Whenever the tax rate on a given actor is declining with a delay, it has an incentive to accelerate deductions and defer realizing positive income. We already knew that. But here the spread is really large - 15 percent - and the period of pre-announcement is really long - more than a year. Has there ever before, in U.S. tax history, been so large a rate cut that (if the Senate approach becomes law) was pre-announced so far in advance? Willing to stand corrected, but I think not.
Plus, the problem is hugely worsened by the presence of expensing. In the 1986 tax reform process, when the corporate rate did indeed decline by 12 points, not only was there offsetting base-broadening, but there was movement towards economic depreciation, rather than towards expensing. Now, as a matter of steady-state tax policy, you may prefer one, or you may prefer the other. But one thing that's indisputable is that expensing creates a much greater gulf between the time when the deduction arises, and that when the income arises. So it is much more problematic and gameable when the specific issue is one of tax rate changes between years.
So again, we can take it just for starters that there will be huge incentives to accelerate deductions and defer income realization. But beyond that, there will be huge incentives to arrange economically senseless (or meaningless) transactions in order to extract huge boatloads of money from the Treasury.

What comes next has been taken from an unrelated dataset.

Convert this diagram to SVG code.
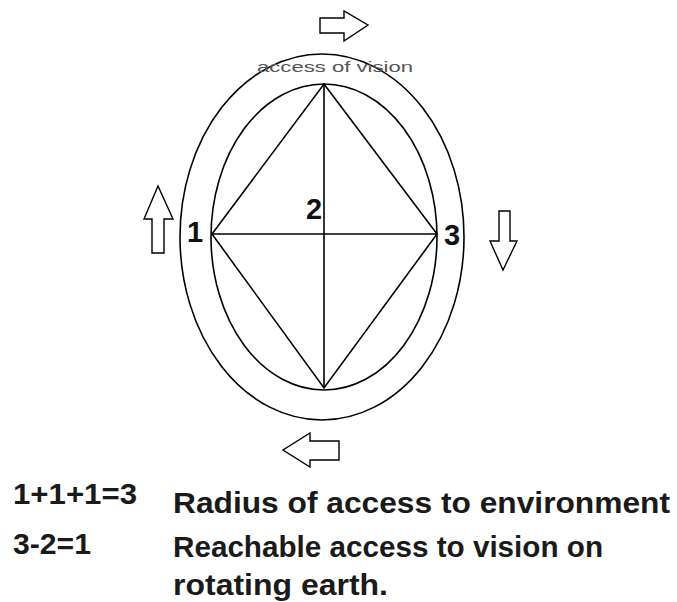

Example: in December 2018, a U.S. corporation pays $100 million to a tax-indifferent counter-party that generates an immediate expensing deduction. In January 2019, the corporation sells it for $90 million, in the simplest case to the very same counter-party. Bingo, everybody wins except for the American people via the effect on the U.S. Treasury.

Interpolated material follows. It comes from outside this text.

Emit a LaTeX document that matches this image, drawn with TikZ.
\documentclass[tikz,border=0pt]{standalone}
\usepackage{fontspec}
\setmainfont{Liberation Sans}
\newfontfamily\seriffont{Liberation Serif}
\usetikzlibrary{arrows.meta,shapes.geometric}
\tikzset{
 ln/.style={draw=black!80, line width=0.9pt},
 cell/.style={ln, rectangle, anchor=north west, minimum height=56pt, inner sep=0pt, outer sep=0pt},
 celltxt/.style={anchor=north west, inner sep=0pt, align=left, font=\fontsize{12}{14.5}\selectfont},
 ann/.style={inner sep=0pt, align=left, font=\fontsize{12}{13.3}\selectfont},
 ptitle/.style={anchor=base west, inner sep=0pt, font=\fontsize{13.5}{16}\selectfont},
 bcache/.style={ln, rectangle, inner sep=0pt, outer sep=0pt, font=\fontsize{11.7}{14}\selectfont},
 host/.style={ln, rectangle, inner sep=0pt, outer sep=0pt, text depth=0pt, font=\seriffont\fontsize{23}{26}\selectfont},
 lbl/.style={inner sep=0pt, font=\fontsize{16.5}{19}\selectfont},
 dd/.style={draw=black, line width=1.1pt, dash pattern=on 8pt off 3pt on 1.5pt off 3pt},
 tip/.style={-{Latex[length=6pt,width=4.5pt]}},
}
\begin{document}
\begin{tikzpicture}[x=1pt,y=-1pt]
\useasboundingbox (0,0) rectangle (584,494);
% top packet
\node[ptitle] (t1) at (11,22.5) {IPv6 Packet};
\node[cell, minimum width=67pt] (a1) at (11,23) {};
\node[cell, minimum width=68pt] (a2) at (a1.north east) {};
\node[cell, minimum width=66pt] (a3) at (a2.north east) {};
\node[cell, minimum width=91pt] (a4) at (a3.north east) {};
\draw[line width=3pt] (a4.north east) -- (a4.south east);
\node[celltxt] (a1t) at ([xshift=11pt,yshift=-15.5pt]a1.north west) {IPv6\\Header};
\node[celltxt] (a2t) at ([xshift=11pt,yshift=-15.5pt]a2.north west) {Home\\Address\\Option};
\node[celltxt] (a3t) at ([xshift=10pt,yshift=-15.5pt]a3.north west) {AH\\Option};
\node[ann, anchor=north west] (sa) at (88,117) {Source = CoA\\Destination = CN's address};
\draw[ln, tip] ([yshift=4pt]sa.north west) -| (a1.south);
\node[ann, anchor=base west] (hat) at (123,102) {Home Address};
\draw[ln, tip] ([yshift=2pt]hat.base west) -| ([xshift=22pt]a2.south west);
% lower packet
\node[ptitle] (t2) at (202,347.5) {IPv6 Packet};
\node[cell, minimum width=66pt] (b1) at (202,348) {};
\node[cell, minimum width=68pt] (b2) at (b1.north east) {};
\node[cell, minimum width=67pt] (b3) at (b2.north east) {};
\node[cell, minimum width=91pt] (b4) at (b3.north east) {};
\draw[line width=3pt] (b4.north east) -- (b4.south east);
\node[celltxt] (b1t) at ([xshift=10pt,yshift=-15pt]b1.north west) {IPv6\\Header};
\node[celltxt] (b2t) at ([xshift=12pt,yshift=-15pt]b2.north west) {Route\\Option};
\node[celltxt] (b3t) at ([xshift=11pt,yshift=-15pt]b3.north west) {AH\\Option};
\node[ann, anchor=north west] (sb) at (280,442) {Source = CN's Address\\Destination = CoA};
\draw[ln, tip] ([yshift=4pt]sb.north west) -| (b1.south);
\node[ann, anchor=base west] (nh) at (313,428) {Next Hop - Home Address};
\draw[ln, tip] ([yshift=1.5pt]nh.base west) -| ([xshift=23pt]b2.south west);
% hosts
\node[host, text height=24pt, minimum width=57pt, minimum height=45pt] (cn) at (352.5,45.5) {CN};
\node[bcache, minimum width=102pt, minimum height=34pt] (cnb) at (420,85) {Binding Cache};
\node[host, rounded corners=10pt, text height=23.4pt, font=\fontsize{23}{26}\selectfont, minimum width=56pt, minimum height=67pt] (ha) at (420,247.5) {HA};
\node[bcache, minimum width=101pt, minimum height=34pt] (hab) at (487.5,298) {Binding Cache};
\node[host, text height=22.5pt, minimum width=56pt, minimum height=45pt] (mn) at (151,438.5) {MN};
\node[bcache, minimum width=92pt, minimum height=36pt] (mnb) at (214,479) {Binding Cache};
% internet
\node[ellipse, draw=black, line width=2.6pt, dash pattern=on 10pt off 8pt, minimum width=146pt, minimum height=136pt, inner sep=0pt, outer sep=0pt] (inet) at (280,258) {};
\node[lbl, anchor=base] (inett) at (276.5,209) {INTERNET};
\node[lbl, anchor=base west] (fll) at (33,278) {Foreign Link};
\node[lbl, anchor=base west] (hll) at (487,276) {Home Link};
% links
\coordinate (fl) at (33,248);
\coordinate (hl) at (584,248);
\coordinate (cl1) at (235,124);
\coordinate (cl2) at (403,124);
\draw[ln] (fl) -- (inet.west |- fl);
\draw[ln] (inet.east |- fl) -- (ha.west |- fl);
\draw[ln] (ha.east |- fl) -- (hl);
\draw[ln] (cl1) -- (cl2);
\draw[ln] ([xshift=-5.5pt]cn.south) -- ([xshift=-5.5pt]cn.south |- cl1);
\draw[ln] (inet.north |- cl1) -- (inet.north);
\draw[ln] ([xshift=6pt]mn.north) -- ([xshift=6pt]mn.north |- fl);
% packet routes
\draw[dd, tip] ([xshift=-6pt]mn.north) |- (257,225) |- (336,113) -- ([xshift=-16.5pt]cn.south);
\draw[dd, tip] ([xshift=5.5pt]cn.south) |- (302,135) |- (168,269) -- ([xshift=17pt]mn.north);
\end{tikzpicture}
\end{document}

Who are tax-indifferent counter-parties? We can start with tax-exempts, foreigners under appropriate circumstances, etcetera. But the counter-party doesn't have to be literally tax-indifferent. It just has to be tax-indifferent as between 2018 and 2019. So everyone outside the corporate sector who has the same tax rate in 2018 and 2019 is a potential counter-party.

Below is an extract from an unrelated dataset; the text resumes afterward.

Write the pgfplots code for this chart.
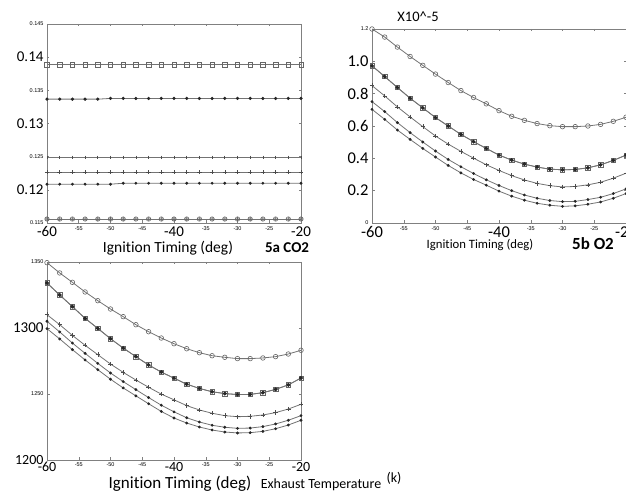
\documentclass[border=0pt]{standalone}
\usepackage{fontspec}
\setmainfont{Carlito}[Ligatures={NoCommon}]
\newfontfamily\smallsans{Liberation Sans}
\usepackage{pgfplots}
\usepackage{pgfplotstable}
\pgfplotsset{compat=1.18}

% big pasted labels and tiny matlab labels
\newcommand{\BL}[1]{{\fontsize{15}{15}\selectfont #1}}
\newcommand{\BC}[1]{{\fontsize{14}{14}\selectfont #1}}
\newcommand{\BB}[1]{{\fontsize{16.5}{16.5}\selectfont #1}}
\newcommand{\SL}[1]{{\smallsans\fontsize{5.5}{6}\selectfont #1}}

\pgfplotstableread{
x sq st pa pb da ci
-60 0.13886 0.13367 0.1249 0.12265 0.12085 0.1156
-58 0.13886 0.13367 0.1249 0.12265 0.12085 0.1156
-56 0.13886 0.13367 0.1249 0.12265 0.12085 0.1156
-54 0.13886 0.13367 0.1249 0.12265 0.12085 0.1156
-52 0.13886 0.13367 0.1249 0.12265 0.12085 0.1156
-50 0.13886 0.13378 0.1249 0.12265 0.12085 0.1156
-48 0.13886 0.13378 0.1249 0.12265 0.12099 0.1156
-46 0.13886 0.13378 0.1249 0.12265 0.12099 0.1156
-44 0.13886 0.13378 0.1249 0.12265 0.12099 0.1156
-42 0.13886 0.13378 0.1249 0.12265 0.12099 0.1156
-40 0.13886 0.13378 0.1249 0.12265 0.12099 0.1156
-38 0.13886 0.13378 0.1249 0.12265 0.12099 0.1156
-36 0.13886 0.13378 0.1249 0.12265 0.12099 0.1156
-34 0.13886 0.13378 0.1249 0.12265 0.12099 0.1156
-32 0.13886 0.13378 0.1249 0.12265 0.12099 0.1156
-30 0.13886 0.13378 0.1249 0.12265 0.12099 0.1156
-28 0.13886 0.13378 0.1249 0.12265 0.12099 0.1156
-26 0.13886 0.13378 0.1249 0.12265 0.12099 0.1156
-24 0.13886 0.13378 0.1249 0.12265 0.12099 0.1156
-22 0.13886 0.13378 0.1249 0.12265 0.12099 0.1156
-20 0.13886 0.13378 0.1249 0.12265 0.12099 0.1156
}\tabA

\pgfplotstableread{
x ci sq st pl da db
-60 1.200 0.972 0.972 0.850 0.751 0.703
-58 1.150 0.906 0.906 0.786 0.689 0.641
-56 1.088 0.838 0.838 0.718 0.621 0.575
-54 1.030 0.772 0.772 0.656 0.559 0.517
-52 0.975 0.712 0.712 0.596 0.501 0.461
-50 0.921 0.652 0.652 0.538 0.445 0.408
-48 0.869 0.600 0.600 0.488 0.393 0.356
-46 0.819 0.548 0.548 0.443 0.348 0.310
-44 0.776 0.503 0.503 0.401 0.306 0.269
-42 0.737 0.461 0.461 0.360 0.267 0.234
-40 0.695 0.420 0.420 0.325 0.232 0.197
-38 0.660 0.389 0.389 0.293 0.200 0.166
-36 0.635 0.364 0.364 0.266 0.173 0.141
-34 0.615 0.346 0.346 0.245 0.153 0.122
-32 0.602 0.333 0.333 0.231 0.139 0.110
-30 0.596 0.329 0.329 0.223 0.132 0.103
-28 0.596 0.331 0.331 0.226 0.134 0.106
-26 0.600 0.341 0.341 0.236 0.145 0.116
-24 0.610 0.360 0.360 0.252 0.159 0.130
-22 0.629 0.387 0.387 0.277 0.182 0.153
-20 0.654 0.420 0.420 0.308 0.211 0.182
}\tabB

\pgfplotstableread{
x ci sq st pl da db
-60 1349.5 1334.1 1334.1 1310.1 1305.1 1299.5
-58 1341.7 1325.0 1325.0 1302.5 1297.0 1291.7
-56 1334.6 1316.2 1316.2 1294.4 1288.6 1283.6
-54 1327.3 1307.3 1307.3 1286.9 1280.8 1275.8
-52 1320.7 1299.7 1299.7 1279.8 1273.2 1268.4
-50 1314.4 1291.9 1291.9 1272.7 1265.9 1261.2
-48 1308.6 1284.8 1284.8 1266.4 1259.4 1254.6
-46 1302.5 1278.3 1278.3 1260.6 1253.3 1248.6
-44 1297.2 1272.0 1272.0 1255.1 1247.3 1242.6
-42 1292.4 1266.6 1266.6 1249.9 1241.5 1236.8
-40 1288.1 1262.0 1262.0 1245.6 1236.5 1231.8
-38 1284.3 1257.4 1257.4 1241.2 1232.0 1228.0
-36 1281.3 1254.2 1254.2 1237.9 1228.8 1225.0
-34 1279.0 1251.7 1251.7 1235.4 1226.3 1222.7
-32 1277.8 1250.3 1250.3 1233.6 1224.8 1221.2
-30 1276.8 1249.6 1249.6 1232.8 1224.0 1220.5
-28 1276.8 1249.7 1249.7 1233.1 1224.2 1220.7
-26 1277.3 1251.0 1251.0 1234.1 1225.3 1221.7
-24 1278.3 1253.5 1253.5 1235.9 1227.3 1223.7
-22 1280.3 1256.9 1256.9 1238.6 1230.1 1226.5
-20 1283.1 1262.1 1262.1 1242.2 1233.6 1230.1
}\tabC

\pgfplotsset{
  panel/.style={
    scale only axis, width=254pt, anchor=south west,
    xmin=-60, xmax=-20,
    xtick={-60,-55,...,-20},
    xticklabels={\BL{-60},\SL{-55},\SL{-50},\SL{-45},\BL{-40},\SL{-35},\SL{-30},\SL{-25},\BL{-20}},
    tick align=inside, xtick pos=both, ytick pos=both,
    xticklabel pos=lower, yticklabel pos=left,
    major tick length=2.5pt,
    axis line style={black!50, line width=0.7pt},
    every tick/.style={black!50, line width=0.5pt},
    clip=false,
    every axis plot/.append style={line width=0.8pt, color=black!55},
  },
  mci/.style={mark=o, mark size=2.3pt, mark options={solid, black!60, line width=0.6pt}},
  msq/.style={mark=square, mark size=2.2pt, mark options={solid, black!60, line width=0.6pt}},
  mst/.style={mark=*, mark size=1.5pt, mark options={solid, black!85}},
  mpl/.style={mark=+, mark size=2.2pt, mark options={solid, black!70, line width=0.6pt}},
  mda/.style={mark=*, mark size=1pt, mark options={solid, black!85}},
}

\begin{document}
\begin{tikzpicture}
\useasboundingbox (0,0) rectangle (626pt,492pt);

% 5a CO2
\begin{axis}[panel, at={(47pt,269pt)}, height=199pt,
  ymin=0.115, ymax=0.145,
  ytick={0.115,0.12,0.125,0.13,0.135,0.14,0.145},
  yticklabels={\SL{0.115},\BL{0.12},\SL{0.125},\BL{0.13},\SL{0.135},\BL{0.14},\SL{0.145}}]
\addplot[msq] table[x=x, y=sq] {\tabA};
\addplot[mst, mark size=1.2pt] table[x=x, y=st] {\tabA};
\addplot[mark=|, mark size=1.8pt, mark options={black!70}] table[x=x, y=pa] {\tabA};
\addplot[mpl] table[x=x, y=pb] {\tabA};
\addplot[mda] table[x=x, y=da] {\tabA};
\addplot[mark=oplus, mark size=2.2pt, mark options={black!60, line width=0.6pt}] table[x=x, y=ci] {\tabA};
\end{axis}

% 5b O2
\begin{axis}[panel, at={(372pt,269pt)}, height=194pt,
  ymin=0, ymax=1.2,
  ytick={0,0.2,0.4,0.6,0.8,1.0,1.2},
  yticklabels={\SL{0},\BB{0.2}\hspace{10pt},\BB{0.4}\hspace{10pt},\BB{0.6}\hspace{10pt},\BB{0.8}\hspace{10pt},\BB{1.0}\hspace{10pt},\SL{1.2}},
  xticklabels={\BB{-60},\SL{-55},\SL{-50},\SL{-45},\BB{-40},\SL{-35},\SL{-30},\SL{-25},\BB{-20}}]
\addplot[mci] table[x=x, y=ci] {\tabB};
\addplot[msq] table[x=x, y=sq] {\tabB};
\addplot[mst] table[x=x, y=st] {\tabB};
\addplot[mpl] table[x=x, y=pl] {\tabB};
\addplot[mda] table[x=x, y=da] {\tabB};
\addplot[mda] table[x=x, y=db] {\tabB};
\end{axis}

% exhaust temperature
\begin{axis}[panel, at={(47pt,32pt)}, height=198pt,
  ymin=1200, ymax=1350,
  ytick={1200,1250,1300,1350},
  yticklabels={\BC{1200},\SL{1250},\BL{1300},\SL{1350}},
  xticklabels={\BC{-60},\SL{-55},\SL{-50},\SL{-45},\BC{-40},\SL{-35},\SL{-30},\SL{-25},\BC{-20}},
  xticklabel style={yshift=1pt}]
\addplot[mci] table[x=x, y=ci] {\tabC};
\addplot[msq] table[x=x, y=sq] {\tabC};
\addplot[mst] table[x=x, y=st] {\tabC};
\addplot[mpl] table[x=x, y=pl] {\tabC};
\addplot[mda] table[x=x, y=da] {\tabC};
\addplot[mda] table[x=x, y=db] {\tabC};
\end{axis}

\node[anchor=base, font=\fontsize{15.5}{16}\selectfont] at (168pt,239pt) {Ignition Timing (deg)};
\node[anchor=base, font=\bfseries\fontsize{15}{15}\selectfont] at (287pt,239pt) {5a CO2};
\node[anchor=base, font=\fontsize{12.7}{13}\selectfont] at (480pt,243pt) {Ignition Timing (deg)};
\node[anchor=base, font=\bfseries\fontsize{17}{17}\selectfont] at (593pt,242pt) {5b O2};
\node[font=\fontsize{14.5}{15}\selectfont] at (418pt,475pt) {X10\textasciicircum-5};
\node[anchor=base, font=\fontsize{17}{18}\selectfont] at (180pt,3pt) {Ignition Timing (deg)};
\node[anchor=base, font=\fontsize{14}{14}\selectfont] at (321pt,3pt) {Exhaust Temperature};
\node[anchor=base, font=\fontsize{14}{14}\selectfont] at (394pt,9pt) {(k)};
\end{tikzpicture}
\end{document}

Okay, as described here that's a sham transaction that would lose under the economic substance rules. But not to worry, build in some economic reality - there's plenty of juice to make sure it will still be worth everybody's while. Companies are starting at huge tax savings from circular cash flows, and there's plenty of room to accommodate tax-indifferent counter-parties, when this is even necessary, and also to tolerate real economic effects (sufficient to defeat the economic substance doctrine) that they'd just as soon do without.
Did the Joint Committee on Taxation include this, and at a proper level, in their revenue estimates? Sorry to be skeptical regarding my old employer, and I know they're doing their best under trying circumstances and at hyper-speed, but I would bet not.